BEGIN Recorded information

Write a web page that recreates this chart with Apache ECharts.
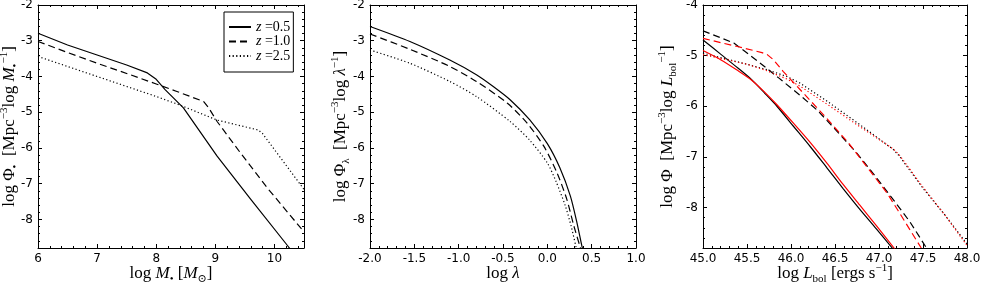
<!DOCTYPE html>
<html>
<head>
<meta charset="utf-8">
<script src="https://cdn.jsdelivr.net/npm/echarts@6/dist/echarts.min.js"></script>
<style>
html,body{margin:0;padding:0;background:#fff;}
#c{width:981px;height:285px;}
</style>
</head>
<body>
<div id="c"></div>
<script>
// ---------- DATA ----------
// Panel 1: black hole mass function, x = log M
const p1_z05_x = [6.0, 6.5, 7.0, 7.5, 7.85, 8.0, 8.15, 8.46, 9.03, 9.6, 10.22, 10.26];
const p1_z05_y = [-2.79, -3.12, -3.4, -3.68, -3.9, -4.08, -4.37, -4.88, -6.23, -7.44, -8.73, -8.82];
const p1_z10_x = [6.0, 6.5, 7.0, 7.56, 8.0, 8.35, 8.8, 8.88, 9.03, 9.43, 9.88, 10.5];
const p1_z10_y = [-3.02, -3.33, -3.63, -3.95, -4.21, -4.42, -4.7, -4.86, -5.26, -6.15, -7.12, -8.35];
const p1_z25_x = [6.0, 7.0, 8.0, 8.4, 9.03, 9.73, 9.8, 10.5];
const p1_z25_y = [-3.44, -4.0, -4.56, -4.8, -5.22, -5.5, -5.6, -7.16];
const p1_labels = ['z=0.5', 'z=1.0', 'z=2.5'];

// Panel 2: Eddington ratio distribution, x = log lambda
const p2_z05_x = [-2.0, -1.55, -1.1, -0.8, -0.61, -0.42, -0.2, 0.0, 0.14, 0.26, 0.33, 0.39, 0.41];
const p2_z05_y = [-2.6, -3.02, -3.54, -3.95, -4.28, -4.65, -5.21, -5.88, -6.55, -7.35, -8.05, -8.75, -8.95];
const p2_z10_x = [-2.0, -1.55, -1.1, -0.8, -0.45, -0.23, -0.04, 0.11, 0.22, 0.3, 0.38];
const p2_z10_y = [-2.81, -3.24, -3.72, -4.14, -4.75, -5.3, -5.95, -6.7, -7.44, -8.19, -8.85];
const p2_z25_x = [-2.0, -1.55, -1.1, -0.8, -0.42, -0.2, 0.0, 0.1, 0.2, 0.27, 0.33];
const p2_z25_y = [-3.26, -3.63, -4.14, -4.56, -5.26, -5.78, -6.42, -6.95, -7.6, -8.2, -8.85];

// Panel 3: bolometric luminosity function, x = log L_bol (black / red)
const p3_z05_black_x = [45.0, 45.2, 45.4, 45.55, 45.7, 45.84, 46.03, 46.22, 46.41, 46.59, 46.78, 46.97, 47.16];
const p3_z05_black_y = [-4.69, -4.97, -5.25, -5.47, -5.74, -6.0, -6.4, -6.8, -7.22, -7.62, -8.03, -8.42, -8.82];
const p3_z05_red_x = [45.0, 45.2, 45.4, 45.55, 45.7, 45.84, 46.03, 46.22, 46.41, 46.59, 46.78, 46.97, 47.18];
const p3_z05_red_y = [-4.9, -5.08, -5.3, -5.48, -5.72, -5.97, -6.34, -6.72, -7.13, -7.54, -7.95, -8.36, -8.82];
const p3_z10_black_x = [45.0, 45.35, 45.63, 45.86, 46.1, 46.3, 46.5, 46.75, 46.93, 47.16, 47.35, 47.54];
const p3_z10_black_y = [-4.51, -4.75, -5.12, -5.44, -5.78, -6.08, -6.45, -6.93, -7.32, -7.84, -8.28, -8.8];
const p3_z10_red_x = [45.0, 45.39, 45.67, 45.73, 45.8, 45.91, 46.14, 46.37, 46.65, 46.9, 47.09, 47.22, 47.48];
const p3_z10_red_y = [-4.66, -4.82, -4.94, -4.98, -5.08, -5.31, -5.74, -6.17, -6.72, -7.28, -7.71, -8.07, -8.8];
const p3_z25_black_x = [45.0, 45.27, 45.5, 45.73, 45.95, 46.1, 46.41, 46.78, 47.16, 47.23, 47.5, 47.75, 48.0];
const p3_z25_black_y = [-4.95, -5.07, -5.17, -5.28, -5.41, -5.54, -5.9, -6.36, -6.85, -6.98, -7.62, -8.15, -8.72];
const p3_z25_red_x = [45.0, 45.27, 45.5, 45.73, 45.95, 46.1, 46.41, 46.78, 47.16, 47.23, 47.5, 47.75, 48.0];
const p3_z25_red_y = [-4.98, -5.08, -5.17, -5.3, -5.46, -5.6, -5.96, -6.4, -6.84, -6.96, -7.6, -8.15, -8.75];

// Tick labels
const p1_xticks = [6, 7, 8, 9, 10];
const p2_xticks = [-2.0, -1.5, -1.0, -0.5, 0.0, 0.5, 1.0];
const p3_xticks = [45.0, 45.5, 46.0, 46.5, 47.0, 47.5, 48.0];
const p12_yticks = [-8, -7, -6, -5, -4, -3, -2];
const p3_yticks = [-8, -7, -6, -5, -4];

// ---------- BUILD ----------
const SERIF = "'Liberation Serif','DejaVu Serif',serif";
const SANS = "'DejaVu Sans',sans-serif";
const zip = (xs, ys) => xs.map((x, i) => [x, ys[i]]);

const R = {
  n: {fontFamily: SERIF, fontSize: 17, color: '#000', lineHeight: 22},
  i: {fontFamily: SERIF, fontSize: 17, fontStyle: 'italic', color: '#000', lineHeight: 22},
  sub: {fontFamily: SERIF, fontSize: 11, color: '#000', lineHeight: 11, verticalAlign: 'bottom'},
  sup: {fontFamily: SERIF, fontSize: 11, color: '#000', lineHeight: 11, verticalAlign: 'top'}
};

const grids = [
  {left: 38, top: 5, width: 266, height: 243, containLabel: false, outerBoundsMode: 'none'},
  {left: 370, top: 5, width: 266, height: 243, containLabel: false, outerBoundsMode: 'none'},
  {left: 703, top: 5, width: 264, height: 243, containLabel: false, outerBoundsMode: 'none'}
];

const xAxes = [], yAxes = [];
const tickStyle = {color: '#000', width: 1};

function addAxes(list, grid, pos, min, max, majors, minorStep, withLabels, fmt, name, nameGap, nameRotate) {
  list.push({
    type: 'value', gridIndex: grid, position: pos, min: min, max: max, interval: minorStep,
    axisLine: {show: true, onZero: false, lineStyle: {color: '#000', width: 1}},
    axisTick: {show: true, inside: true, length: 2, lineStyle: tickStyle},
    axisLabel: {show: false}, splitLine: {show: false}, silent: true
  });
  const ax = {
    type: 'value', gridIndex: grid, position: pos, min: min, max: max,
    axisLine: {show: false, onZero: false},
    axisTick: {show: true, inside: true, length: 4, customValues: majors, lineStyle: tickStyle},
    axisLabel: {show: withLabels, customValues: majors, formatter: fmt, color: '#000',
                fontFamily: SANS, fontSize: 12, margin: 5, showMinLabel: true, showMaxLabel: true},
    splitLine: {show: false}, silent: true
  };
  if (name) {
    ax.name = name;
    ax.nameLocation = 'middle';
    ax.nameGap = nameGap;
    ax.nameMoveOverlap = false;
    if (nameRotate !== undefined) ax.nameRotate = nameRotate;
    ax.nameTextStyle = {rich: R, color: '#000'};
  }
  list.push(ax);
  return list.length - 1;
}

const fInt = v => String(Math.round(v));
const f1 = v => v.toFixed(1);

// Panel 1
const x1 = addAxes(xAxes, 0, 'bottom', 6, 10.5, p1_xticks, 0.2, true, fInt,
  '{n|log }{i|M}{sub|•}{n| [}{i|M}{sub|⊙}{n|]}', 15);
addAxes(xAxes, 0, 'top', 6, 10.5, p1_xticks, 0.2, false, fInt);
const y1 = addAxes(yAxes, 0, 'left', -8.8, -2, p12_yticks, 0.2, true, fInt,
  '{n|log Φ}{sub|•}{n|  [Mpc}{sup|−3}{n|log }{i|M}{sub|•}{sup|−1}{n|]}', 17, 90);
addAxes(yAxes, 0, 'right', -8.8, -2, p12_yticks, 0.2, false, fInt);

// Panel 2
const x2 = addAxes(xAxes, 1, 'bottom', -2, 1, p2_xticks, 0.1, true, f1,
  '{n|log }{i|λ}', 15);
addAxes(xAxes, 1, 'top', -2, 1, p2_xticks, 0.1, false, f1);
const y2 = addAxes(yAxes, 1, 'left', -8.8, -2, p12_yticks, 0.2, true, fInt,
  '{n|log Φ}{sub|λ}{n|  [Mpc}{sup|−3}{n|log }{i|λ}{sup|−1}{n|]}', 18, 90);
addAxes(yAxes, 1, 'right', -8.8, -2, p12_yticks, 0.2, false, fInt);

// Panel 3
const x3 = addAxes(xAxes, 2, 'bottom', 45, 48, p3_xticks, 0.1, true, f1,
  '{n|log }{i|L}{sub|bol}{n| [ergs s}{sup|−1}{n|]}', 15);
addAxes(xAxes, 2, 'top', 45, 48, p3_xticks, 0.1, false, f1);
const y3 = addAxes(yAxes, 2, 'left', -8.8, -4, p3_yticks, 0.2, true, fInt,
  '{n|log Φ  [Mpc}{sup|−3}{n|log }{i|L}{sub|bol}{sup|−1}{n|]}', 24, 90);
addAxes(yAxes, 2, 'right', -8.8, -4, p3_yticks, 0.2, false, fInt);

const DASH = [7, 4];
const DOT = [1.2, 2.4];
function line(name, xi, yi, xs, ys, color, type, smooth) {
  return {
    type: 'line', name: name, xAxisIndex: xi, yAxisIndex: yi,
    data: zip(xs, ys), symbol: 'none', showSymbol: false,
    smooth: smooth ? 0.25 : false,
    lineStyle: {color: color, width: 1.2, type: type},
    itemStyle: {color: color},
    clip: true, silent: true, z: 3
  };
}

const series = [
  line(p1_labels[0], x1, y1, p1_z05_x, p1_z05_y, '#000', 'solid', false),
  line(p1_labels[1], x1, y1, p1_z10_x, p1_z10_y, '#000', DASH, false),
  line(p1_labels[2], x1, y1, p1_z25_x, p1_z25_y, '#000', DOT, false),

  line('p2a', x2, y2, p2_z05_x, p2_z05_y, '#000', 'solid', true),
  line('p2b', x2, y2, p2_z10_x, p2_z10_y, '#000', DASH, true),
  line('p2c', x2, y2, p2_z25_x, p2_z25_y, '#000', DOT, true),

  line('p3a', x3, y3, p3_z05_black_x, p3_z05_black_y, '#000', 'solid', true),
  line('p3b', x3, y3, p3_z10_black_x, p3_z10_black_y, '#000', DASH, false),
  line('p3c', x3, y3, p3_z25_black_x, p3_z25_black_y, '#000', DOT, false),
  line('p3d', x3, y3, p3_z05_red_x, p3_z05_red_y, '#ff0000', 'solid', true),
  line('p3e', x3, y3, p3_z10_red_x, p3_z10_red_y, '#ff0000', DASH, false),
  line('p3f', x3, y3, p3_z25_red_x, p3_z25_red_y, '#ff0000', DOT, false)
];

const chart = echarts.init(document.getElementById('c'), null, {renderer: 'canvas'});
chart.setOption({
  animation: false,
  backgroundColor: '#fff',
  grid: grids,
  xAxis: xAxes,
  yAxis: yAxes,
  legend: {
    data: p1_labels,
    left: 224, top: 12,
    orient: 'vertical',
    itemWidth: 22, itemHeight: 7, itemGap: 0.5,
    padding: [8, 3, 9, 4],
    borderColor: '#000', borderWidth: 1, backgroundColor: '#fff',
    selectedMode: false,
    itemStyle: {opacity: 0},
    formatter: name => '{i|z}{n| =' + name.slice(2) + '}',
    textStyle: {
      color: '#000', lineHeight: 9,
      rich: {
        i: {fontFamily: SERIF, fontSize: 14, fontStyle: 'italic', color: '#000', lineHeight: 9},
        n: {fontFamily: SERIF, fontSize: 14, color: '#000', lineHeight: 9}
      }
    }
  },
  series: series
});
</script>
</body>
</html>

END Recorded information

Work required: In the data above, please extract the lines from the first one through the line with "const p1_labels = ['z=0.5', 'z=1.0', 'z=2.5'];", exactly, and keep pictures out.

Full answer:
Write a web page that recreates this chart with Apache ECharts.
<!DOCTYPE html>
<html>
<head>
<meta charset="utf-8">
<script src="https://cdn.jsdelivr.net/npm/echarts@6/dist/echarts.min.js"></script>
<style>
html,body{margin:0;padding:0;background:#fff;}
#c{width:981px;height:285px;}
</style>
</head>
<body>
<div id="c"></div>
<script>
// ---------- DATA ----------
// Panel 1: black hole mass function, x = log M
const p1_z05_x = [6.0, 6.5, 7.0, 7.5, 7.85, 8.0, 8.15, 8.46, 9.03, 9.6, 10.22, 10.26];
const p1_z05_y = [-2.79, -3.12, -3.4, -3.68, -3.9, -4.08, -4.37, -4.88, -6.23, -7.44, -8.73, -8.82];
const p1_z10_x = [6.0, 6.5, 7.0, 7.56, 8.0, 8.35, 8.8, 8.88, 9.03, 9.43, 9.88, 10.5];
const p1_z10_y = [-3.02, -3.33, -3.63, -3.95, -4.21, -4.42, -4.7, -4.86, -5.26, -6.15, -7.12, -8.35];
const p1_z25_x = [6.0, 7.0, 8.0, 8.4, 9.03, 9.73, 9.8, 10.5];
const p1_z25_y = [-3.44, -4.0, -4.56, -4.8, -5.22, -5.5, -5.6, -7.16];
const p1_labels = ['z=0.5', 'z=1.0', 'z=2.5'];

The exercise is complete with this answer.